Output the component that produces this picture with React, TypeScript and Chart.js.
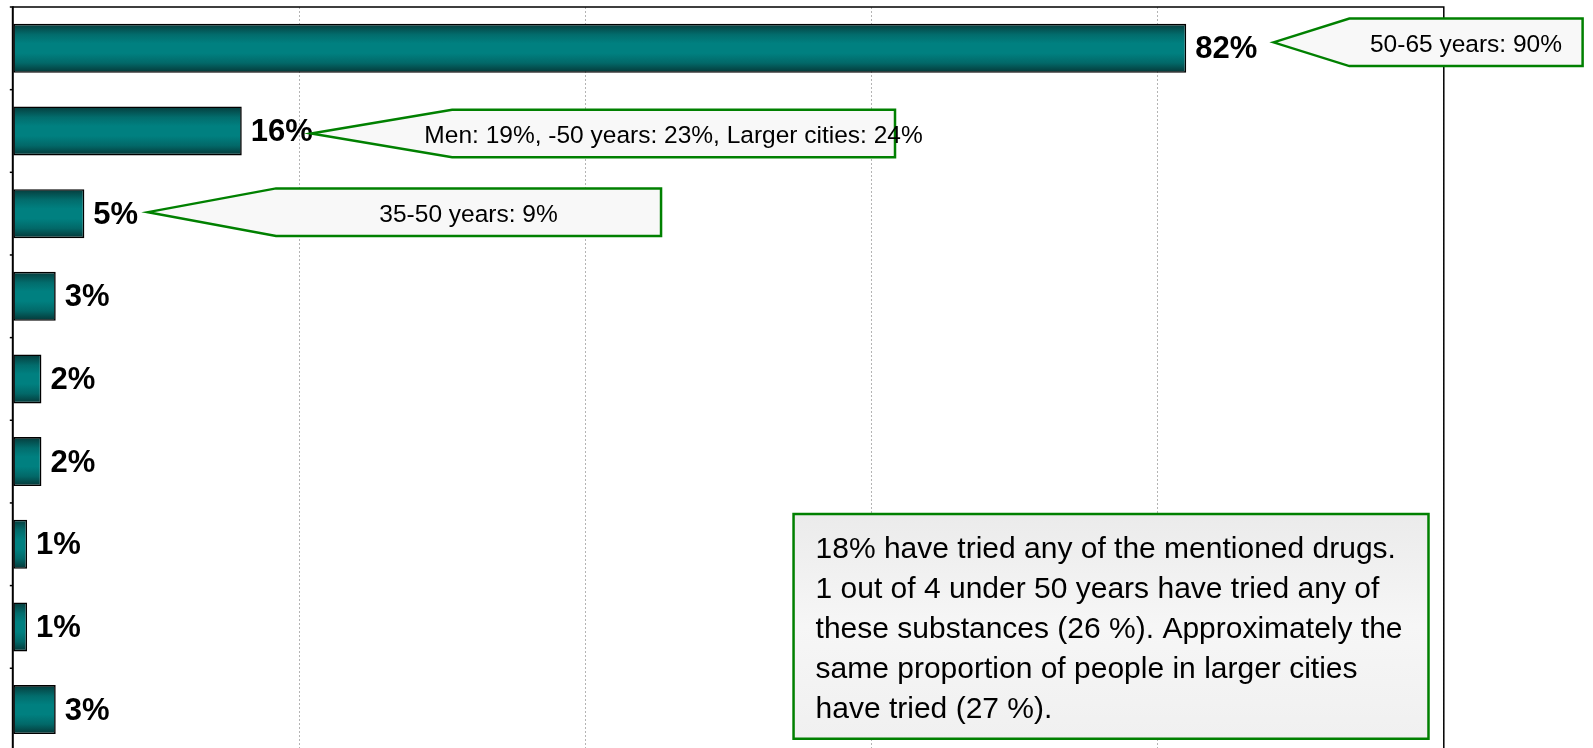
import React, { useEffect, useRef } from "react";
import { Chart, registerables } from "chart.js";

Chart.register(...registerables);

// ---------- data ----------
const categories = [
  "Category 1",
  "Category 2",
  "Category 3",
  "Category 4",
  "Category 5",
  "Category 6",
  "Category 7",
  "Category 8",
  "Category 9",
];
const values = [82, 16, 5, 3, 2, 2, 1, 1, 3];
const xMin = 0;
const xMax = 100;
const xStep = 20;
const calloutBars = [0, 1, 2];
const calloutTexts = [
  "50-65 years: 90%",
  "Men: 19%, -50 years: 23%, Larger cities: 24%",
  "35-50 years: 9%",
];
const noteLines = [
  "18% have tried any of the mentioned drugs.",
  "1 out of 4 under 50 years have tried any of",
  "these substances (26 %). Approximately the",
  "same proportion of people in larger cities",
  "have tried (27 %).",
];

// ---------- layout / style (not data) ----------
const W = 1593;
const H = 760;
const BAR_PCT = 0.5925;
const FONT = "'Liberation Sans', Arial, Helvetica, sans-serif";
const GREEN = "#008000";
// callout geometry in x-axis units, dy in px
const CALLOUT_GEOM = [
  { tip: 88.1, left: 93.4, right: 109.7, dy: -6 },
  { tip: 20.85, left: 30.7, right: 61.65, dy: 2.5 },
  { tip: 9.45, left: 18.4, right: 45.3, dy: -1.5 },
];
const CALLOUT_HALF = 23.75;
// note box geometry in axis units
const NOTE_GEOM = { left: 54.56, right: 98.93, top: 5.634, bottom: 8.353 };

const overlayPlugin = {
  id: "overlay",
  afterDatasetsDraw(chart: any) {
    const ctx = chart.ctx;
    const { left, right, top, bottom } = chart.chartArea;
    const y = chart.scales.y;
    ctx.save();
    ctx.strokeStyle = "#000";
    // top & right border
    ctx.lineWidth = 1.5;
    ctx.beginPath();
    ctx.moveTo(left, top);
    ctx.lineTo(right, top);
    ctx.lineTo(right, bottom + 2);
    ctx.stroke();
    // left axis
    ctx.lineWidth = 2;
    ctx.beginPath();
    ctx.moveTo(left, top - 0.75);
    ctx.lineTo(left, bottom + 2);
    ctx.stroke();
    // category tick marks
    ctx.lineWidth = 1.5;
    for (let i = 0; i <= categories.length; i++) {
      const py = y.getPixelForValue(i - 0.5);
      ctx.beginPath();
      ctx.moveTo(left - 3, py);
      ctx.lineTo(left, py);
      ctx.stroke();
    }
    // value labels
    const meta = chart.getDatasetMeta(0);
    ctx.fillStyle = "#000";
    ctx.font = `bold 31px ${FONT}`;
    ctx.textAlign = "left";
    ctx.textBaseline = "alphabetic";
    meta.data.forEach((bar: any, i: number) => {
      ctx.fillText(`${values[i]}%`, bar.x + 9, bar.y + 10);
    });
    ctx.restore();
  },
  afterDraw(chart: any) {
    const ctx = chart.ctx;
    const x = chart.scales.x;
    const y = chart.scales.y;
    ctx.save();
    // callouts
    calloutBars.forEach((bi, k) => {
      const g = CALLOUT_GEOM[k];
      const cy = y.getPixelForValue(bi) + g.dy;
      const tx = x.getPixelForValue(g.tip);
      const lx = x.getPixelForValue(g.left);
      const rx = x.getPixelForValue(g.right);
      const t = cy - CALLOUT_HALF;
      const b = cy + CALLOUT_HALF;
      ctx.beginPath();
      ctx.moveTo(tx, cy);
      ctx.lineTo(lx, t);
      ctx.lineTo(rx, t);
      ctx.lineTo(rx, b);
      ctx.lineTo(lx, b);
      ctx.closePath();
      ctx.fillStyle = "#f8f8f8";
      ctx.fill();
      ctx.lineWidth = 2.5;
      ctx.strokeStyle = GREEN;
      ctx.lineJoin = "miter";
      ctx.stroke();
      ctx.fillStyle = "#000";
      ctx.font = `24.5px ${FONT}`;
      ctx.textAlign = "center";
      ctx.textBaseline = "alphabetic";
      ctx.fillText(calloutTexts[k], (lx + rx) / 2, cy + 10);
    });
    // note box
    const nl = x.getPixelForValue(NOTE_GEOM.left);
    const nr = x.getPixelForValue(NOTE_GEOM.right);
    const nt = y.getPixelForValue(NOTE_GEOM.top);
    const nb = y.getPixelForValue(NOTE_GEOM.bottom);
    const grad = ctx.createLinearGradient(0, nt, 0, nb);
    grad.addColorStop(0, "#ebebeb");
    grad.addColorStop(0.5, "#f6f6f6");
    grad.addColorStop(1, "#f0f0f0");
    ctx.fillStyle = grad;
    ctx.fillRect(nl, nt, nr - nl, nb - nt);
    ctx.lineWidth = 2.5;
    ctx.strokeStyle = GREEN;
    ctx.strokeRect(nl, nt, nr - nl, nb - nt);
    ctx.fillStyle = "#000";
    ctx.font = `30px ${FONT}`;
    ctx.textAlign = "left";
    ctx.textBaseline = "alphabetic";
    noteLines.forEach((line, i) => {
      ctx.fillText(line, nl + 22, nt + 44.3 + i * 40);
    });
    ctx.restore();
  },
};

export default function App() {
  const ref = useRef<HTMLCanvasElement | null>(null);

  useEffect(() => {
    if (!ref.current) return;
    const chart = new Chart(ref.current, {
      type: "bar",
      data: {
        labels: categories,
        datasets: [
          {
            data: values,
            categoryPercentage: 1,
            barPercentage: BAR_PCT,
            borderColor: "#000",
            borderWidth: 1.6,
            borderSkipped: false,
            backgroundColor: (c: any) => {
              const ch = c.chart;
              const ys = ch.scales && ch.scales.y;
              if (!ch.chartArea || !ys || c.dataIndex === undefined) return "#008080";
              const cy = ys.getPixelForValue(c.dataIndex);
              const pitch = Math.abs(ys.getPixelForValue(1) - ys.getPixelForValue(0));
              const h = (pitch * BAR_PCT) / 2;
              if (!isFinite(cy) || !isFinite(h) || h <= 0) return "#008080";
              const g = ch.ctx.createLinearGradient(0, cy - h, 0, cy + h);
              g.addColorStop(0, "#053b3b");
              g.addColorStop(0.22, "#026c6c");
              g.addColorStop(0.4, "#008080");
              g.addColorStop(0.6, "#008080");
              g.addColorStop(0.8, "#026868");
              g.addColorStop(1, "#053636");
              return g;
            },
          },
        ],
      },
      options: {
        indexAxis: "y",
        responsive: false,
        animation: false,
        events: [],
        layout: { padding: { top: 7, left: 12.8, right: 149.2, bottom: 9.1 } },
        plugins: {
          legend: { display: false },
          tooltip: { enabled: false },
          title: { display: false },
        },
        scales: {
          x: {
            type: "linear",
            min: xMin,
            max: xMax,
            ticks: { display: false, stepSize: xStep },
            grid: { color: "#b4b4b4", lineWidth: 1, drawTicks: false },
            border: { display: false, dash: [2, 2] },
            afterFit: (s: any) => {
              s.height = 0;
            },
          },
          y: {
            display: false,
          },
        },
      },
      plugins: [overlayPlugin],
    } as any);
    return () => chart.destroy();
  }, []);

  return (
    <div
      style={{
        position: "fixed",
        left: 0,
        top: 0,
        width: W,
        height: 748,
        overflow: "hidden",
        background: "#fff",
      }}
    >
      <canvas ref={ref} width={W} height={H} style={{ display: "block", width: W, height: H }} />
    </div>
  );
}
# # #
- EXERCISE INSTRUCTIONS -
Write out an exact copy of the listing, first line through the line containing "5.634, bottom: 8.353", with the pictures left out.

- FULL RESPONSE -
Output the component that produces this picture with React, TypeScript and Chart.js.
import React, { useEffect, useRef } from "react";
import { Chart, registerables } from "chart.js";

Chart.register(...registerables);

// ---------- data ----------
const categories = [
  "Category 1",
  "Category 2",
  "Category 3",
  "Category 4",
  "Category 5",
  "Category 6",
  "Category 7",
  "Category 8",
  "Category 9",
];
const values = [82, 16, 5, 3, 2, 2, 1, 1, 3];
const xMin = 0;
const xMax = 100;
const xStep = 20;
const calloutBars = [0, 1, 2];
const calloutTexts = [
  "50-65 years: 90%",
  "Men: 19%, -50 years: 23%, Larger cities: 24%",
  "35-50 years: 9%",
];
const noteLines = [
  "18% have tried any of the mentioned drugs.",
  "1 out of 4 under 50 years have tried any of",
  "these substances (26 %). Approximately the",
  "same proportion of people in larger cities",
  "have tried (27 %).",
];

// ---------- layout / style (not data) ----------
const W = 1593;
const H = 760;
const BAR_PCT = 0.5925;
const FONT = "'Liberation Sans', Arial, Helvetica, sans-serif";
const GREEN = "#008000";
// callout geometry in x-axis units, dy in px
const CALLOUT_GEOM = [
  { tip: 88.1, left: 93.4, right: 109.7, dy: -6 },
  { tip: 20.85, left: 30.7, right: 61.65, dy: 2.5 },
  { tip: 9.45, left: 18.4, right: 45.3, dy: -1.5 },
];
const CALLOUT_HALF = 23.75;
// note box geometry in axis units
const NOTE_GEOM = { left: 54.56, right: 98.93, top: 5.634, bottom: 8.353 };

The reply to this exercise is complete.